Zimbabwe Warns Against Use Of Animal Drugs On COVID-19

The Medicines Control Authority of Zimbabwe (MCAZ) has warned members of the public and healthcare practitioners against using veterinary medicines in the treatment of COVID-19.

This follows inquiries and reports received by MCAZ concerning the use of veterinary ivermectin injection, a veterinary product approved for treatment and control of parasites in animals for the prevention and treatment of COVID-19.

In a statement MCAZ Acting Director General, Richard Rukwata said the injection is only approved for treatment and control of parasites in animals only.

“In view of the growing number of inquiries and reports received concerning use of veterinary ivermectin injection for the prevention and treatment of COVID-19 the Medicines Control Authority of Zimbabwe (MCAZ) is strongly advising members of the public, veterinary medicines general dealers and healthcare practitioners against the use of veterinary formulations of ivermectin injection in humans for the prevention or treatment of COVID-19, or any other health condition.

“Veterinary ivermectin is a veterinary product approved for treatment and control of parasites in animals only. Veterinary ivermectin is not indicated nor is it approved by MCAZ for use in humans, Furthermore, section 88 of the Medicines and allied Substance Control (General) Regulations 1991, SI 150 of 1991 prohibits the use of any veterinary medicines for treatment of humans.” said Rukwata

He said those interested in exploring curatives for the pandemic can only do so using laid down procedures approved by the authority.
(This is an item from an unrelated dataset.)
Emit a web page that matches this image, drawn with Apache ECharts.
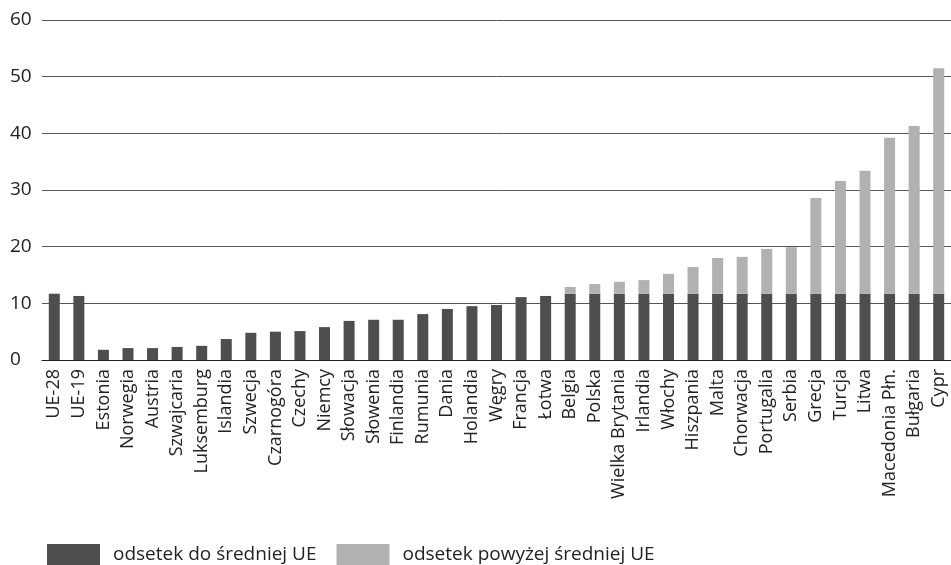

“Any researchers interested in exploring novel therapeutics for COVID-19 can only do so under clinical trial settings or in any other manner prior authorization by MCAZ. Unapproved uses of medicines can lead to negative health problems, worsening of condition or even death.” he said.

The authority, Rukwata said, recommends patients and healthcare providers to use standard treatment guidelines and protocols approved by the Ministry of Health and Child Care (MOHCC) as guided by the World Health Organisation (WHO).